I have a hard time keeping a favorite in regards to ‘The Empty Promises of Rock and Roll’. That distinction has changed a few times since the interview was recorded a couple days ago. And yet, after the few times I’ve listened to it, it still sounds fresh and vibrant. And still sounds best when listened to from start to finish.
take from that what you will, but take these empty promises in the car with you and just hit play. Then his the gas. You will return a better person.
Michelles is a band from Chicago, but doesn’t really sound like a band from Chicago, though in many ways there really isn’t a Chicago sound, at least not now, if there ever was. It’s also a bit of a stretch to call Michelles a band, as it is the singular vision of Michael Daly, who writes and plays nearly every sound heard on every recording. The sole exception is the drums, which are handled by Ryan Farnham, who has stuck around to provide percussive and moral support through the so-called band’s existence.
Daly and Farnham first started collaborating in 2013 after listening to a version of what would become the eponymous first record, with both agreeing that a qualified drummer would help things immensely. Working back to front and from around the bend, in what would become a consistently inefficient workflow, new drums were layered onto existing tracks, and stretched, twisted, and edited into an entirely new recording. The rest of a band was recruited, and the quartet spent the next two years playing in all of the usual Chicago haunts. For reasons that are still unclear, half of the band decided to stop returning phone calls, and Daly went back to the studio to begin putting together another record.

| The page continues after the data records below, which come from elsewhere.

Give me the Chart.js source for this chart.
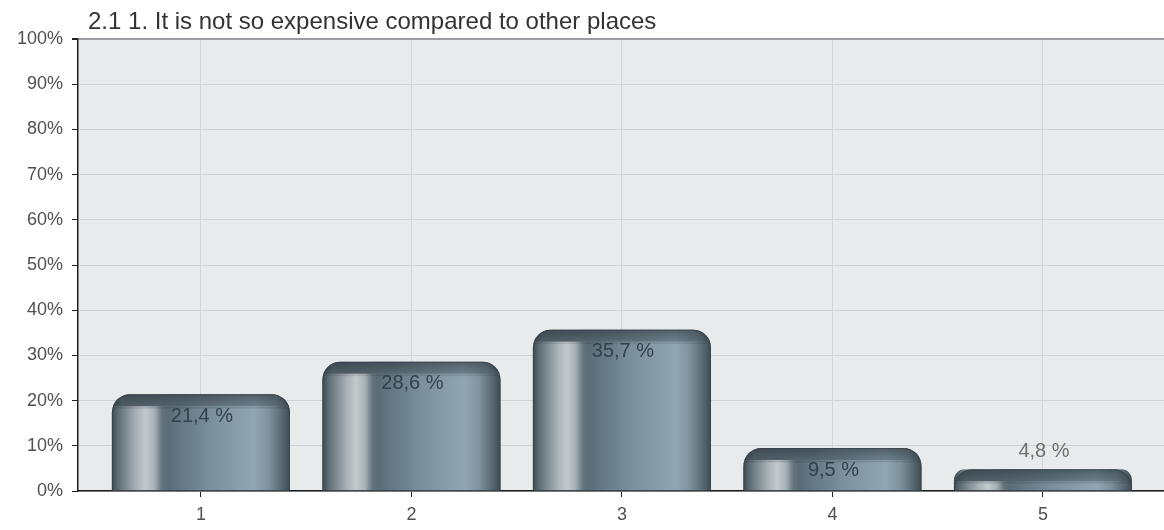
<!DOCTYPE html>
<html>
<head>
<meta charset="utf-8">
<script src="https://cdn.jsdelivr.net/npm/chart.js@4/dist/chart.umd.min.js"></script>
<style>
  html, body { margin: 0; padding: 0; background: #ffffff; }
  #wrap { width: 1164px; height: 530px; position: relative; }
</style>
</head>
<body>
<div id="wrap"><canvas id="chart" width="1164" height="530"></canvas></div>
<script>
// Survey question and answer distribution
const chartTitle = '2.1 1. It is not so expensive compared to other places';
const categories = ['1', '2', '3', '4', '5'];
const shares = [21.4, 28.6, 35.7, 9.5, 4.8];          // percent of answers
const yTickValues = [0, 10, 20, 30, 40, 50, 60, 70, 80, 90, 100];

// positions of the answer options on the numeric x axis
const positions = categories.map((_, i) => i + 1);
const valueLabels = shares.map(v => v.toFixed(1).replace('.', ',') + ' %');

const FONT = "'Liberation Sans', Arial, Helvetica, sans-serif";
const BAR_PCT = 0.846;

// cylinder-like horizontal shading for each bar
function barFill(c) {
  const base = '#6c7e89';
  if (c.type !== 'data') return base;
  const chart = c.chart;
  const xs = chart.scales && chart.scales.x;
  if (!xs || !chart.chartArea) return base;
  const cx = xs.getPixelForValue(c.raw.x);
  const step = xs.getPixelForValue(2) - xs.getPixelForValue(1);
  const w = step * BAR_PCT;
  const g = chart.ctx.createLinearGradient(cx - w / 2, 0, cx + w / 2, 0);
  g.addColorStop(0.00, '#3c4850');
  g.addColorStop(0.03, '#5a6870');
  g.addColorStop(0.08, '#7f8c93');
  g.addColorStop(0.14, '#a9b3b8');
  g.addColorStop(0.19, '#c3cacd');
  g.addColorStop(0.24, '#a5b0b5');
  g.addColorStop(0.28, '#65757e');
  g.addColorStop(0.31, '#5a6c77');
  g.addColorStop(0.55, '#7a8f9b');
  g.addColorStop(0.80, '#92a6b2');
  g.addColorStop(0.88, '#7f929d');
  g.addColorStop(0.95, '#5b6b74');
  g.addColorStop(1.00, '#3e4b53');
  return g;
}

const RADIUS = 18;

function roundedTopPath(ctx, left, top, right, bottom, r) {
  const rr = Math.min(r, (right - left) / 2, bottom - top);
  ctx.beginPath();
  ctx.moveTo(left, bottom);
  ctx.lineTo(left, top + rr);
  ctx.arcTo(left, top, left + rr, top, rr);
  ctx.lineTo(right - rr, top);
  ctx.arcTo(right, top, right, top + rr, rr);
  ctx.lineTo(right, bottom);
  ctx.closePath();
}

const backdrop = {
  id: 'backdrop',
  beforeDraw(chart) {
    const { ctx, chartArea: a } = chart;
    ctx.save();
    ctx.fillStyle = '#ffffff';
    ctx.fillRect(0, 0, chart.width, chart.height);
    ctx.fillStyle = '#e8eaec';
    ctx.fillRect(a.left, a.top, a.right - a.left, a.bottom - a.top);
    ctx.restore();
  },
  afterDraw(chart) {
    const { ctx, chartArea: a } = chart;
    ctx.save();
    ctx.font = '24px ' + FONT;
    ctx.fillStyle = '#333333';
    ctx.textAlign = 'left';
    ctx.textBaseline = 'alphabetic';
    ctx.fillText(chartTitle, a.left + 10, 29);
    ctx.restore();
  }
};

const barDecor = {
  id: 'barDecor',
  afterDatasetsDraw(chart) {
    const { ctx } = chart;
    const meta = chart.getDatasetMeta(0);
    meta.data.forEach((el, i) => {
      const { x, y, base, width } = el.getProps(['x', 'y', 'base', 'width'], true);
      const left = x - width / 2, right = x + width / 2;
      const top = Math.min(y, base), bottom = Math.max(y, base);
      const lip = Math.min(12, bottom - top);

      // darker rim along the rounded top
      ctx.save();
      roundedTopPath(ctx, left, top, right, bottom, RADIUS);
      ctx.clip();
      const lg = ctx.createLinearGradient(left, 0, right, 0);
      lg.addColorStop(0.00, '#3a454c');
      lg.addColorStop(0.06, '#4e5c64');
      lg.addColorStop(0.40, '#56666f');
      lg.addColorStop(0.80, '#6d808b');
      lg.addColorStop(0.92, '#5d6e78');
      lg.addColorStop(1.00, '#3c484f');
      ctx.fillStyle = lg;
      ctx.fillRect(left, top, width, lip);
      const vg = ctx.createLinearGradient(0, top, 0, top + lip + 3);
      vg.addColorStop(0, 'rgba(30,40,48,0.35)');
      vg.addColorStop(0.8, 'rgba(30,40,48,0.0)');
      vg.addColorStop(0.9, 'rgba(30,40,48,0.18)');
      vg.addColorStop(1, 'rgba(30,40,48,0.0)');
      ctx.fillStyle = vg;
      ctx.fillRect(left, top, width, lip + 3);
      ctx.restore();

      // outline of the rounded top
      ctx.save();
      roundedTopPath(ctx, left + 0.5, top + 0.5, right - 0.5, bottom, RADIUS);
      ctx.strokeStyle = 'rgba(55,66,74,0.8)';
      ctx.lineWidth = 1;
      ctx.stroke();
      ctx.restore();

      // value label
      ctx.save();
      ctx.font = '20px ' + FONT;
      ctx.textAlign = 'center';
      ctx.textBaseline = 'middle';
      if (bottom - top > 32) {
        ctx.fillStyle = '#34414a';
        ctx.fillText(valueLabels[i], x + 1, top + 22);
      } else {
        ctx.fillStyle = '#707070';
        ctx.fillText(valueLabels[i], x + 1, top - 18);
      }
      ctx.restore();
    });
  }
};

new Chart(document.getElementById('chart'), {
  type: 'bar',
  data: {
    datasets: [{
      data: positions.map((p, i) => ({ x: p, y: shares[i] })),
      backgroundColor: barFill,
      borderWidth: 0,
      borderRadius: { topLeft: RADIUS, topRight: RADIUS, bottomLeft: 0, bottomRight: 0 },
      borderSkipped: 'bottom',
      barPercentage: BAR_PCT,
      categoryPercentage: 1
    }]
  },
  options: {
    responsive: false,
    animation: false,
    devicePixelRatio: 1,
    layout: { padding: { top: 39, left: 0, right: 0, bottom: 0 } },
    plugins: {
      legend: { display: false },
      title: { display: false },
      tooltip: { enabled: false }
    },
    scales: {
      x: {
        type: 'linear',
        min: 0.416,
        max: 5.575,
        offset: false,
        afterBuildTicks(scale) {
          scale.ticks = positions.map(v => ({ value: v }));
        },
        afterFit(scale) { scale.height = 39; },
        ticks: {
          callback: (v) => categories[positions.indexOf(v)],
          font: { family: FONT, size: 18 },
          color: '#505050',
          padding: 7,
          maxRotation: 0,
          autoSkip: false
        },
        grid: {
          offset: false,
          color: '#d2d5d8',
          lineWidth: 1,
          tickColor: '#222222',
          tickLength: 6
        },
        border: { color: '#1e1e1e', width: 1.5 }
      },
      y: {
        type: 'linear',
        min: 0,
        max: 100,
        afterBuildTicks(scale) {
          scale.ticks = yTickValues.map(v => ({ value: v }));
        },
        afterFit(scale) { scale.width = 78; },
        ticks: {
          callback: (v) => v + '%',
          font: { family: FONT, size: 18 },
          color: '#505050',
          padding: 9
        },
        grid: {
          color: (c) => c.tick && c.tick.value === 100 ? '#9c9fa1' : '#d0d3d5',
          lineWidth: (c) => c.tick && c.tick.value === 100 ? 2 : 1,
          tickColor: '#222222',
          tickLength: 6
        },
        border: { color: '#1e1e1e', width: 1.5 }
      }
    }
  },
  plugins: [backdrop, barDecor]
});
</script>
</body>
</html>
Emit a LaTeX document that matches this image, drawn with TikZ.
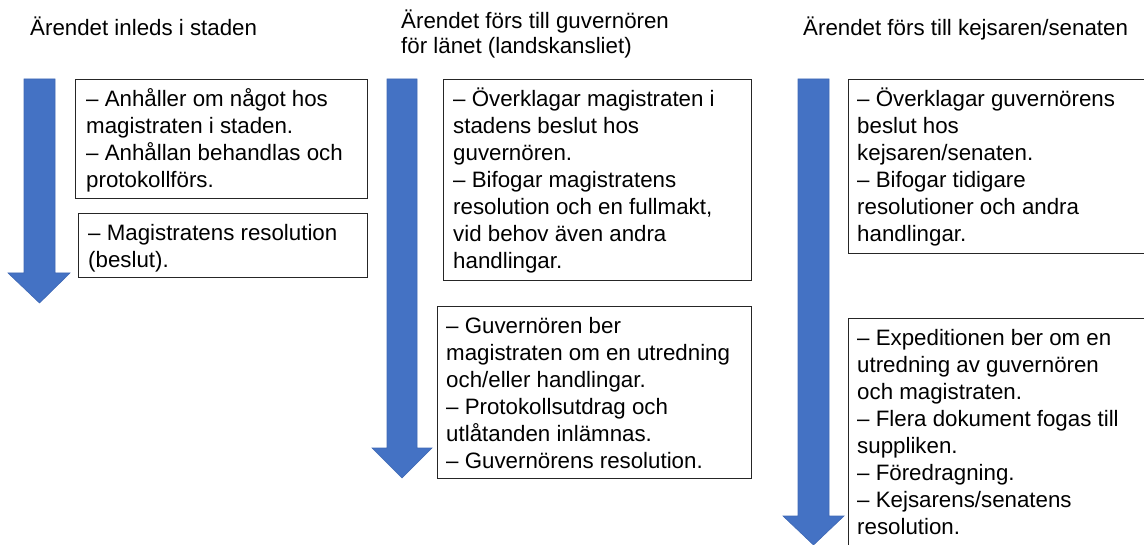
\documentclass[tikz,border=0pt]{standalone}
\usepackage{fontspec}
\setmainfont{Liberation Sans}
\definecolor{arrblue}{HTML}{4472C4}
\definecolor{arredge}{HTML}{3F68B4}
\newcommand\fstrut{\rule{0pt}{21pt}}
\begin{document}
\begin{tikzpicture}[x=1pt,y=-1pt,
  box/.style={draw=black!85, line width=1.1pt, inner sep=0pt, anchor=north west},
  txt/.style={inner sep=0pt, anchor=north west, align=left, font=\fontsize{22.3}{27}\selectfont},
  head/.style={inner sep=0pt, anchor=base west, align=left, font=\fontsize{22.3}{25}\selectfont},
  downarrow/.style={fill=arrblue, draw=arredge, line width=0.6pt, line join=miter}]
\useasboundingbox (0,0) rectangle (1144,545);
\clip (0,0) rectangle (1144,545);

% headings
\node[head] (h1) at (30,36) {Ärendet inleds i staden};
\node[head] (h2) at (401,29) {Ärendet förs till guvernören};
\node[head] (h2b) at (401,54) {för länet (landskansliet)};
\node[head] (h3) at (803,36) {Ärendet förs till kejsaren/senaten};

% arrows
\draw[downarrow] (24,79) -- (55,79) -- (55,273) -- (70,273) -- (39.5,303) -- (8,273) -- (24,273) -- cycle;
\draw[downarrow] (387,79) -- (417,79) -- (417,448) -- (432,448) -- (402,478) -- (372,448) -- (387,448) -- cycle;
\draw[downarrow] (798,79) -- (829,79) -- (829,516) -- (844,516) -- (813.5,545) -- (783,516) -- (798,516) -- cycle;

% boxes
\node[box, minimum width=292pt, minimum height=119pt] (b1a) at (75,79) {};
\node[box, minimum width=289pt, minimum height=64pt] (b1b) at (78,213) {};
\node[box, minimum width=308pt, minimum height=201pt] (b2a) at (443,79) {};
\node[box, minimum width=314pt, minimum height=172pt] (b2b) at (437,306) {};
\node[box, minimum width=310pt, minimum height=174pt] (b3a) at (848,79) {};
\node[box, minimum width=310pt, minimum height=250pt] (b3b) at (848,318) {};

% texts
\node[txt] (t1a) at ([xshift=11pt,yshift=-6pt]b1a.north west) {\fstrut– Anhåller om något hos\\magistraten i staden.\\– Anhållan behandlas och\\protokollförs.};
\node[txt] (t1b) at ([xshift=10pt,yshift=-6pt]b1b.north west) {\fstrut– Magistratens resolution\\(beslut).};
\node[txt] (t2a) at ([xshift=10pt,yshift=-6pt]b2a.north west) {\fstrut– Överklagar magistraten i\\stadens beslut hos\\guvernören.\\– Bifogar magistratens\\resolution och en fullmakt,\\vid behov även andra\\handlingar.};
\node[txt] (t2b) at ([xshift=9pt,yshift=-6pt]b2b.north west) {\fstrut– Guvernören ber\\magistraten om en utredning\\och/eller handlingar.\\– Protokollsutdrag och\\utlåtanden inlämnas.\\– Guvernörens resolution.};
\node[txt] (t3a) at ([xshift=9pt,yshift=-6pt]b3a.north west) {\fstrut– Överklagar guvernörens\\beslut hos\\kejsaren/senaten.\\– Bifogar tidigare\\resolutioner och andra\\handlingar.};
\node[txt] (t3b) at ([xshift=9pt,yshift=-6pt]b3b.north west) {\fstrut– Expeditionen ber om en\\utredning av guvernören\\och magistraten.\\– Flera dokument fogas till\\suppliken.\\– Föredragning.\\– Kejsarens/senatens\\resolution.};
\end{tikzpicture}
\end{document}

2017 saw the release of Dark as a Daisy, a stylistic jump featuring more expansive song structures and instrumentation, and a fresh batch of players was found to fill out the group. Following a handful of live outings, this new lineup soon dissolved as well, but in a much more copy-worthy fashion than the first, with one member moving to Ghana to join the peace corps, and the rest heading to Massachusetts to start a farming co-op selling honey and micro-greens. Back to where it all started yet again, Daly continued writing and recording.
Arriving five years after the previous release, the new record, titled The ‘Empty Promises of Rock and Roll’, took its time finding the light, due to circumstances both personal and global, with entire versions of the album being discarded and redone, and lyrics and arrangements constantly shifting and evolving to reflect whatever state of mind or the world one currently finds oneself in, until you finally say ENOUGH. In a cultural landscape that values an unceasing torrent of content above all else, nurturing scarcity and practicing patience become revolutionary acts.
So here it is, nine songs about all of the usual things; love and loss and change and regret, moving away, staying put, book reviews and half remembered New Yorker articles.